Он не лгал. Боль и в самом деле утихла.
– Вот и отлично. Слушай, такой разэтакий, хоть ты и в отпуске, но, думается, он у тебя недолго продлится.
– Почему бы?
– Вообще то дел много, сам знаешь, – сказал Павлищев. – Но главное, тут один тип, так он ни в какую. Говорит, чтобы только ты его резал! Клянет тебя на чем свет стоит.
– Пекарников?
– Он самый. Такой, знаешь, характерец.
– Да ну его, – с досадой сказал Алексей Сергеевич. – Мне, по совести говоря, не до его характера.
– Я понимаю, – согласился Павлищев.
– Может быть, ты, Петро, возьмешься?
Павлищев засмеялся:
– Да со всей бы охотой, а он ни за что: ты, и никто другой!
– Я болен, – сказал Алексей Сергеевич чуть холоднее, чем хотелось. – Ты знаешь, я болен, не могу…
– Отдыхай, – ответил Павлищев. – Я к тебе, наверное, завтра заеду.
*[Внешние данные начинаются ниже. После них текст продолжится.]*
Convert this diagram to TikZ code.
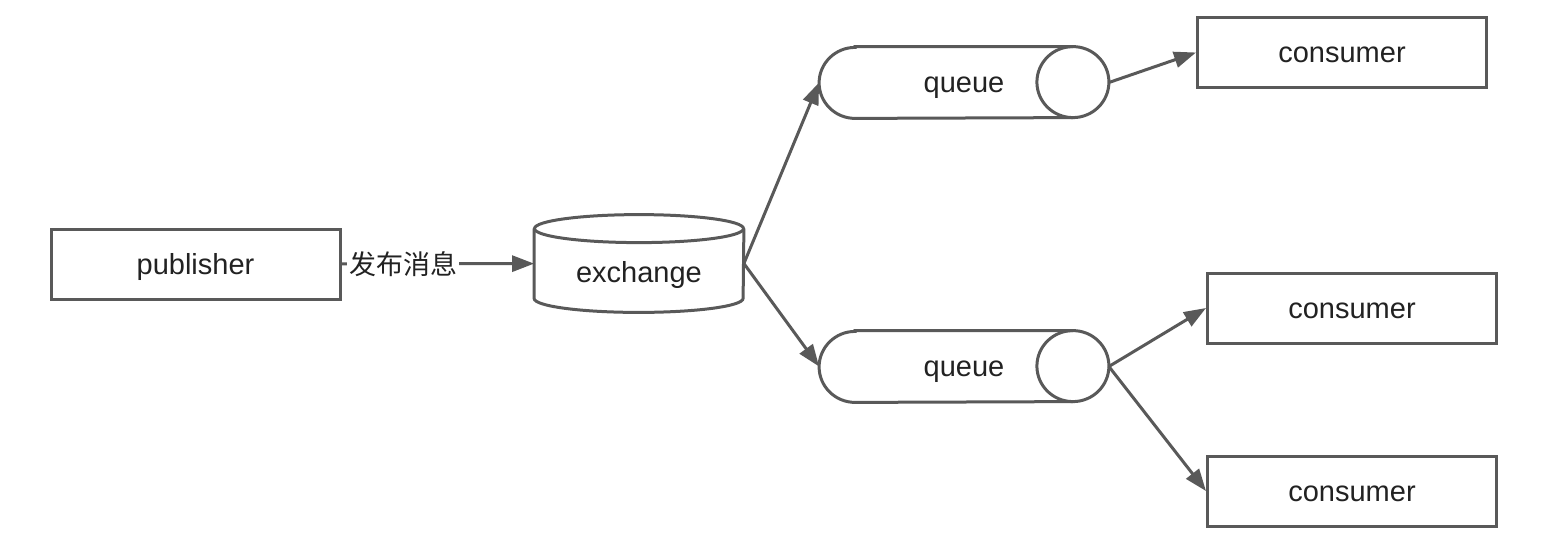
\documentclass[tikz,border=0pt]{standalone}
\usepackage{fontspec}
\setmainfont{Liberation Sans}
\newfontfamily\cjkfont{Noto Sans CJK SC}
\usetikzlibrary{arrows.meta,positioning}
\definecolor{mqline}{HTML}{595959}
\definecolor{mqtext}{HTML}{222222}
\tikzset{
  mqbox/.style={draw=mqline,line width=1.5pt,fill=white,minimum width=144.5pt,minimum height=35pt,inner sep=0pt,text height=10pt,text depth=0pt,font=\fontsize{14.5}{16}\selectfont,text=mqtext},
  mqqueue/.style={minimum width=144.5pt,minimum height=35.5pt,inner sep=0pt,text height=10pt,text depth=0pt,font=\fontsize{14.5}{16}\selectfont,text=mqtext},
  mqexch/.style={minimum width=104.5pt,minimum height=48.5pt,inner sep=0pt},
  mqshape/.style={draw=mqline,line width=1.5pt},
  mqarrow/.style={-{Triangle[length=11pt,width=8pt]},draw=mqline,line width=1.5pt},
  mqlabel/.style={fill=white,inner sep=1pt,font=\fontsize{13.5}{16}\cjkfont,text=mqtext},
  mqinner/.style={text height=10pt,text depth=0pt,font=\fontsize{14.5}{16}\selectfont,text=mqtext}
}
\begin{document}
\begin{tikzpicture}[x=0.5pt,y=-0.5pt]
\useasboundingbox (0,0) rectangle (1548,542);
\node[mqbox] (pub) at (195.5,264) {publisher};
\node[mqexch,label={[mqinner,yshift=-4.5pt]center:exchange}] (exch) at (639,263.5) {};
\node[mqqueue] (q1) at (964,82.5) {queue};
\node[mqqueue] (q2) at (964,366.5) {queue};
\node[mqbox] (c1) at (1342,52.5) {consumer};
\node[mqbox] (c2) at (1352,308) {consumer};
\node[mqbox] (c3) at (1352,491) {consumer};
% cylinder outlines
\draw[mqshape] ([yshift=-7pt]exch.north west) -- ([yshift=7pt]exch.south west)
  arc[start angle=180,end angle=360,x radius=52.25pt,y radius=7pt]
  -- ([yshift=-7pt]exch.north east);
\draw[mqshape] ([yshift=-7pt]exch.north) ellipse[x radius=52.25pt,y radius=7pt];
\foreach \q in {q1,q2}{
  \draw[mqshape] ([xshift=18pt]\q.north west) -- ([xshift=-18pt]\q.north east)
    arc[start angle=90,end angle=-90,x radius=18pt,y radius=17.75pt]
    -- ([xshift=18pt]\q.south west)
    arc[start angle=270,end angle=90,x radius=18pt,y radius=17.75pt] -- cycle;
  \draw[mqshape] ([xshift=-18pt]\q.north east)
    arc[start angle=90,end angle=270,x radius=18pt,y radius=17.75pt];
}
% connectors
\draw[mqarrow] (pub) -- node[mqlabel,pos=0.32]{发布消息} (exch);
\draw[mqarrow] (exch.east) -- (q1.west);
\draw[mqarrow] (exch.east) -- (q2.west);
\draw[mqarrow] (q1.east) -- (c1.west);
\draw[mqarrow] (q2.east) -- (c2.west);
\draw[mqarrow] (q2.east) -- (c3.west);
\end{tikzpicture}
\end{document}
«В чем истоки эгоизма? – думал Алексей Сергеевич, глядя в окно на деревья, покрытые первым, непрочным, тающим снегом. – На чем держится убежденность человека, что его личность превыше всего? На сознании своих необычайных достоинств? На безмерной любви к собственной особе? Или эта особенность присуща каждому, только в разной степени?»
Задумчиво сощурил глаза.
Мысли не глубокие и не новые. Разве и ему самому чужд эгоизм? Разве он сам в первую очередь не думает о себе, только о себе, и потому знать ничего не желает и не хочет выполнять свой долг?
Между прочим, до чего по газетному сухо звучит: «выполнять свой долг». Словно заголовок передовой статьи.
«Но я же болен, – мысленно запротестовал он. – Я тяжело, неизлечимо болен».
Тут же исподволь подкралась мысль:
«А разве Пекарников не болен?»
Да, он болен, но у него, наверное, все обойдется, все кончится благополучно, он будет жить, он еще доставит своим близким немало беспокойства. Что что, а доставлять беспокойство Пекарников умеет. И делает это с толком, со вкусом.
Ему снова стало совестно. Так подобает думать склочной бабе в коммунальной кухне, а никак не ему, врачу.
И, досадуя на самого себя, он снова сел к столу. Надо писать, пока боль опять не схватила его.
Уже стемнело, и длинные тени легли за окном на грязный, клочковатый снег. По мостовой проезжали автобусы, загорались и гасли фары машин. Не то накрапывал дождь, не то шел мелкий, быстро таявший снег.
Алексей Сергеевич положил ручку, размял слегка замлевшие пальцы.
На сегодня хватит! Надо оставить что то и на завтра.
Было тихо в квартире. Так тихо, что он слышал, как равномерно тикают ручные часы.
Он почувствовал, что устал. Он понимал, что его утомила не так работа, как внезапный, резкий переход от деятельного шума больницы к спокойной, устойчивой тишине дома.
Он не представлял себе, что это окажется не самым для него легким. Нет, не представлял. Но он не вернется, у него нет сил продолжать привычную жизнь. И потом, он должен торопиться, надо закончить книгу, а времени осталось мало.
Захотелось ненадолго выйти на улицу, окунуться в шум вечернего города, увидеть людей, вдохнуть осенний воздух пополам с дождем и туманом. Он погасил настольную лампу, вышел из комнаты. И тут он услышал звонок, отрывистый и негромкий.
Он открыл дверь и увидел женщину, одетую в красное пальто. Шляпка на ее голове была немного сдвинута набок. Невольно он отметил про себя: смешная шляпка, совсем как опрокинутый горшок. Да еще ни к селу ни к городу – бант!
– Я к вам, доктор, – сказала женщина.
Голос у нее был вкрадчивый, она сложила на груди руки, шагнула прямо на него.